§ **WHAT THE EXERCISE ASKS**:
Restate each line of the listing exactly, without carrying over any pictures.

§ **MATERIAL TO PROCESS**:
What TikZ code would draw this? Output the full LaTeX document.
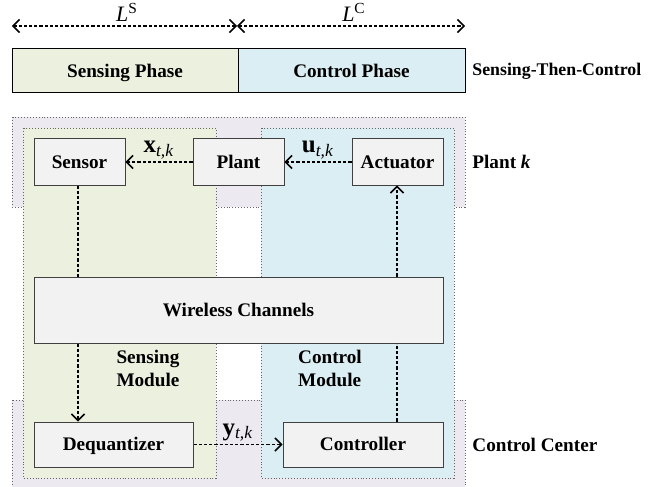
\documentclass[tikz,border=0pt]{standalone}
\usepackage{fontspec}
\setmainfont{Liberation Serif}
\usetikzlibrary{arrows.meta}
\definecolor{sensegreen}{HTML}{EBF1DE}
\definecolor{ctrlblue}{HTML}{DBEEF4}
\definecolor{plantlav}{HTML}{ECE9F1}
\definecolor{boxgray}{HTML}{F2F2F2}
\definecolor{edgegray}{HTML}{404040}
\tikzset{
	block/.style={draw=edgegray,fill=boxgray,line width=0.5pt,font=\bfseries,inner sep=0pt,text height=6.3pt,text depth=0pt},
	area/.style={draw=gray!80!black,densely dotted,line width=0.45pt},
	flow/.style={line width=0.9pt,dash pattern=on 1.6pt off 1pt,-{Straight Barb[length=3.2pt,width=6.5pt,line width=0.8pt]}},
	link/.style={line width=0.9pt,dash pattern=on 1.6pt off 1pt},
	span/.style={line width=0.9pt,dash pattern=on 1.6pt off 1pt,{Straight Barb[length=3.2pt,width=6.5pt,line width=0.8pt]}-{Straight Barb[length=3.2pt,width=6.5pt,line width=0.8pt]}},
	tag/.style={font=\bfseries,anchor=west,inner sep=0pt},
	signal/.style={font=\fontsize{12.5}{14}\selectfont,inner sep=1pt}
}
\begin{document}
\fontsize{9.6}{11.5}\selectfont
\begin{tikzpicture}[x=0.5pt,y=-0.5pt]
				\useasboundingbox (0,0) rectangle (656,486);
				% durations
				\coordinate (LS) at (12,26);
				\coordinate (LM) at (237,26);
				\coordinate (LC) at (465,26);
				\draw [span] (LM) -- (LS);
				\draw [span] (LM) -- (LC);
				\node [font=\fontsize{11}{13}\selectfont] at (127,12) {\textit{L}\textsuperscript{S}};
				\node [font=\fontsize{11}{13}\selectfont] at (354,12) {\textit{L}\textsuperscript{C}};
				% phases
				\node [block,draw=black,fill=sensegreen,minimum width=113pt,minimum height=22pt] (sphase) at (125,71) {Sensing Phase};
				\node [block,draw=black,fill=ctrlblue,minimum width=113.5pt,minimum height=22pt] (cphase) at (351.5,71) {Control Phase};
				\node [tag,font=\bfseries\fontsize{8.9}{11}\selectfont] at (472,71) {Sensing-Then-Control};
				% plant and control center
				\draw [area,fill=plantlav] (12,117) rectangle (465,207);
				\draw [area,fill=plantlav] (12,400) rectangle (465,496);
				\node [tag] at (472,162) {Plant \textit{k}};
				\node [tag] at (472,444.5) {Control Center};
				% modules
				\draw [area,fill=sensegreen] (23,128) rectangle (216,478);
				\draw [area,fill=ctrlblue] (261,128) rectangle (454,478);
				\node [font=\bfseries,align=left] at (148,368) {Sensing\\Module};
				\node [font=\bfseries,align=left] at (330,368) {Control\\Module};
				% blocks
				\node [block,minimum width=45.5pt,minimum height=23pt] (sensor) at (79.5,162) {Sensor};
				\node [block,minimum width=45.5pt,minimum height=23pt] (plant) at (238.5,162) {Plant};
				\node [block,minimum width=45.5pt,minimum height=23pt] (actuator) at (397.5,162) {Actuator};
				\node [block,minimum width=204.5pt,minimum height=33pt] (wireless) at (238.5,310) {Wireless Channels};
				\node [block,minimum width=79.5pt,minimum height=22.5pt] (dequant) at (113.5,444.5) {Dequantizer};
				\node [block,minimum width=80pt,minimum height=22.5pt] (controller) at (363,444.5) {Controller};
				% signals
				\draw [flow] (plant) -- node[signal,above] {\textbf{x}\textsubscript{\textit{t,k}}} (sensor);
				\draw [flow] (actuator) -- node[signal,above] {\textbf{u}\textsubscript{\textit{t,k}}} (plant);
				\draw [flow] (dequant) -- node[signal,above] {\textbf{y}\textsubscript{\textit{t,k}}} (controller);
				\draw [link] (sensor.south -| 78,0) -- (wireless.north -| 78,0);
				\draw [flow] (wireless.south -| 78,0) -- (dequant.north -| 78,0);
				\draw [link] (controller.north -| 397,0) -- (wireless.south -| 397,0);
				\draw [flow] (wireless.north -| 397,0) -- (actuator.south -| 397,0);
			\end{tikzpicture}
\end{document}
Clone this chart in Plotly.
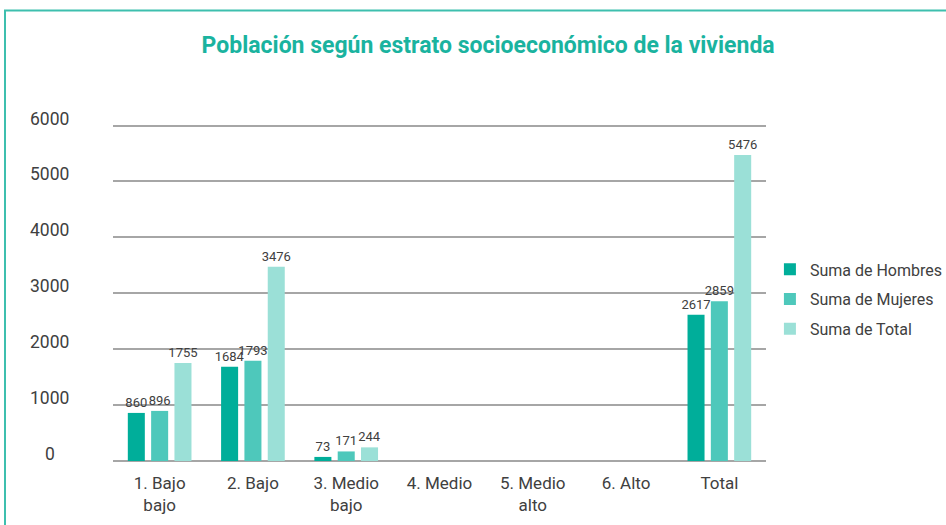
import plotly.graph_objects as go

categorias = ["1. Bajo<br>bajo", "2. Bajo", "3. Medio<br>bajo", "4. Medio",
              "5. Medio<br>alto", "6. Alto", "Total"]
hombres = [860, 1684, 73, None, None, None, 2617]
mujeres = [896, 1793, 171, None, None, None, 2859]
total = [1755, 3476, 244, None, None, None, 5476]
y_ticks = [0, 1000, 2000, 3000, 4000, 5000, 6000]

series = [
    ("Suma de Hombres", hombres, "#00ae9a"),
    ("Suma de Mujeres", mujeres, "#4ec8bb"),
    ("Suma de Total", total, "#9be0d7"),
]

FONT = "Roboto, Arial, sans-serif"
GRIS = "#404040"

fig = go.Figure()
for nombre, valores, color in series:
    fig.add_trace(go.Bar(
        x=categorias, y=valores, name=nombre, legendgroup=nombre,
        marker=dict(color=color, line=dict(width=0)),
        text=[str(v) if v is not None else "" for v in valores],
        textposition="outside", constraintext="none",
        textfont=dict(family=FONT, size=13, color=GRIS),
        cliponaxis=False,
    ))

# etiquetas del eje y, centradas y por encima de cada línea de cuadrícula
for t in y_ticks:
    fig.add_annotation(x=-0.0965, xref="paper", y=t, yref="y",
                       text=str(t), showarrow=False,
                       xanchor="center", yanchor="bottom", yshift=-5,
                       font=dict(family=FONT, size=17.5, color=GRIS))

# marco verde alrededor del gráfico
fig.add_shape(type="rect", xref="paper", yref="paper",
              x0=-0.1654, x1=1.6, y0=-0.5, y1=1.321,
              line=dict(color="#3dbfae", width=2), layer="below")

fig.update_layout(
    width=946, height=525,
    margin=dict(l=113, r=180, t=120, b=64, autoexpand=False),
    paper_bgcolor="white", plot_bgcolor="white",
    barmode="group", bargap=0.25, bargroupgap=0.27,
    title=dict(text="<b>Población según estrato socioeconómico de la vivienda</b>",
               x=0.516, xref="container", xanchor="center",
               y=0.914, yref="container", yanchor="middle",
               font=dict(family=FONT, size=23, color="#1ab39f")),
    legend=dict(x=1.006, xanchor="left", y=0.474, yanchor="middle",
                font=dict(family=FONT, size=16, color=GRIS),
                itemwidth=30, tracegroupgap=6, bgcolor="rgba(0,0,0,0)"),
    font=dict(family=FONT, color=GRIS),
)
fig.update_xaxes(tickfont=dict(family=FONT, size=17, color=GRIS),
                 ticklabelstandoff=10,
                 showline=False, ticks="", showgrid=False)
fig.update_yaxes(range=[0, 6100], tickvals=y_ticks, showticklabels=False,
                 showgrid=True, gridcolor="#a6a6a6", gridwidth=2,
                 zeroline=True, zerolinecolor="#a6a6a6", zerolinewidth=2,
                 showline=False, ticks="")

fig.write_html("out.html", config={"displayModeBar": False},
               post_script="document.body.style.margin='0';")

§ **THE REPLY**:
What TikZ code would draw this? Output the full LaTeX document.
\documentclass[tikz,border=0pt]{standalone}
\usepackage{fontspec}
\setmainfont{Liberation Serif}
\usetikzlibrary{arrows.meta}
\definecolor{sensegreen}{HTML}{EBF1DE}
\definecolor{ctrlblue}{HTML}{DBEEF4}
\definecolor{plantlav}{HTML}{ECE9F1}
\definecolor{boxgray}{HTML}{F2F2F2}
\definecolor{edgegray}{HTML}{404040}
\tikzset{
	block/.style={draw=edgegray,fill=boxgray,line width=0.5pt,font=\bfseries,inner sep=0pt,text height=6.3pt,text depth=0pt},
	area/.style={draw=gray!80!black,densely dotted,line width=0.45pt},
	flow/.style={line width=0.9pt,dash pattern=on 1.6pt off 1pt,-{Straight Barb[length=3.2pt,width=6.5pt,line width=0.8pt]}},
	link/.style={line width=0.9pt,dash pattern=on 1.6pt off 1pt},
	span/.style={line width=0.9pt,dash pattern=on 1.6pt off 1pt,{Straight Barb[length=3.2pt,width=6.5pt,line width=0.8pt]}-{Straight Barb[length=3.2pt,width=6.5pt,line width=0.8pt]}},
	tag/.style={font=\bfseries,anchor=west,inner sep=0pt},
	signal/.style={font=\fontsize{12.5}{14}\selectfont,inner sep=1pt}
}
\begin{document}
\fontsize{9.6}{11.5}\selectfont
\begin{tikzpicture}[x=0.5pt,y=-0.5pt]
				\useasboundingbox (0,0) rectangle (656,486);
				% durations
				\coordinate (LS) at (12,26);
				\coordinate (LM) at (237,26);
				\coordinate (LC) at (465,26);
				\draw [span] (LM) -- (LS);
				\draw [span] (LM) -- (LC);
				\node [font=\fontsize{11}{13}\selectfont] at (127,12) {\textit{L}\textsuperscript{S}};
				\node [font=\fontsize{11}{13}\selectfont] at (354,12) {\textit{L}\textsuperscript{C}};
				% phases
				\node [block,draw=black,fill=sensegreen,minimum width=113pt,minimum height=22pt] (sphase) at (125,71) {Sensing Phase};
				\node [block,draw=black,fill=ctrlblue,minimum width=113.5pt,minimum height=22pt] (cphase) at (351.5,71) {Control Phase};
				\node [tag,font=\bfseries\fontsize{8.9}{11}\selectfont] at (472,71) {Sensing-Then-Control};
				% plant and control center
				\draw [area,fill=plantlav] (12,117) rectangle (465,207);
				\draw [area,fill=plantlav] (12,400) rectangle (465,496);
				\node [tag] at (472,162) {Plant \textit{k}};
				\node [tag] at (472,444.5) {Control Center};
				% modules
				\draw [area,fill=sensegreen] (23,128) rectangle (216,478);
				\draw [area,fill=ctrlblue] (261,128) rectangle (454,478);
				\node [font=\bfseries,align=left] at (148,368) {Sensing\\Module};
				\node [font=\bfseries,align=left] at (330,368) {Control\\Module};
				% blocks
				\node [block,minimum width=45.5pt,minimum height=23pt] (sensor) at (79.5,162) {Sensor};
				\node [block,minimum width=45.5pt,minimum height=23pt] (plant) at (238.5,162) {Plant};
				\node [block,minimum width=45.5pt,minimum height=23pt] (actuator) at (397.5,162) {Actuator};
				\node [block,minimum width=204.5pt,minimum height=33pt] (wireless) at (238.5,310) {Wireless Channels};
				\node [block,minimum width=79.5pt,minimum height=22.5pt] (dequant) at (113.5,444.5) {Dequantizer};
				\node [block,minimum width=80pt,minimum height=22.5pt] (controller) at (363,444.5) {Controller};
				% signals
				\draw [flow] (plant) -- node[signal,above] {\textbf{x}\textsubscript{\textit{t,k}}} (sensor);
				\draw [flow] (actuator) -- node[signal,above] {\textbf{u}\textsubscript{\textit{t,k}}} (plant);
				\draw [flow] (dequant) -- node[signal,above] {\textbf{y}\textsubscript{\textit{t,k}}} (controller);
				\draw [link] (sensor.south -| 78,0) -- (wireless.north -| 78,0);
				\draw [flow] (wireless.south -| 78,0) -- (dequant.north -| 78,0);
				\draw [link] (controller.north -| 397,0) -- (wireless.south -| 397,0);
				\draw [flow] (wireless.north -| 397,0) -- (actuator.south -| 397,0);
			\end{tikzpicture}
\end{document}
Clone this chart in Plotly.
import plotly.graph_objects as go

categorias = ["1. Bajo<br>bajo", "2. Bajo", "3. Medio<br>bajo", "4. Medio",
              "5. Medio<br>alto", "6. Alto", "Total"]
hombres = [860, 1684, 73, None, None, None, 2617]
mujeres = [896, 1793, 171, None, None, None, 2859]
total = [1755, 3476, 244, None, None, None, 5476]
y_ticks = [0, 1000, 2000, 3000, 4000, 5000, 6000]

series = [
    ("Suma de Hombres", hombres, "#00ae9a"),
    ("Suma de Mujeres", mujeres, "#4ec8bb"),
    ("Suma de Total", total, "#9be0d7"),
]

FONT = "Roboto, Arial, sans-serif"
GRIS = "#404040"

fig = go.Figure()
for nombre, valores, color in series:
    fig.add_trace(go.Bar(
        x=categorias, y=valores, name=nombre, legendgroup=nombre,
        marker=dict(color=color, line=dict(width=0)),
        text=[str(v) if v is not None else "" for v in valores],
        textposition="outside", constraintext="none",
        textfont=dict(family=FONT, size=13, color=GRIS),
        cliponaxis=False,
    ))

# etiquetas del eje y, centradas y por encima de cada línea de cuadrícula
for t in y_ticks:
    fig.add_annotation(x=-0.0965, xref="paper", y=t, yref="y",
                       text=str(t), showarrow=False,
                       xanchor="center", yanchor="bottom", yshift=-5,
                       font=dict(family=FONT, size=17.5, color=GRIS))

# marco verde alrededor del gráfico
fig.add_shape(type="rect", xref="paper", yref="paper",
              x0=-0.1654, x1=1.6, y0=-0.5, y1=1.321,
              line=dict(color="#3dbfae", width=2), layer="below")

fig.update_layout(
    width=946, height=525,
    margin=dict(l=113, r=180, t=120, b=64, autoexpand=False),
    paper_bgcolor="white", plot_bgcolor="white",
    barmode="group", bargap=0.25, bargroupgap=0.27,
    title=dict(text="<b>Población según estrato socioeconómico de la vivienda</b>",
               x=0.516, xref="container", xanchor="center",
               y=0.914, yref="container", yanchor="middle",
               font=dict(family=FONT, size=23, color="#1ab39f")),
    legend=dict(x=1.006, xanchor="left", y=0.474, yanchor="middle",
                font=dict(family=FONT, size=16, color=GRIS),
                itemwidth=30, tracegroupgap=6, bgcolor="rgba(0,0,0,0)"),
    font=dict(family=FONT, color=GRIS),
)
fig.update_xaxes(tickfont=dict(family=FONT, size=17, color=GRIS),
                 ticklabelstandoff=10,
                 showline=False, ticks="", showgrid=False)
fig.update_yaxes(range=[0, 6100], tickvals=y_ticks, showticklabels=False,
                 showgrid=True, gridcolor="#a6a6a6", gridwidth=2,
                 zeroline=True, zerolinecolor="#a6a6a6", zerolinewidth=2,
                 showline=False, ticks="")

fig.write_html("out.html", config={"displayModeBar": False},
               post_script="document.body.style.margin='0';")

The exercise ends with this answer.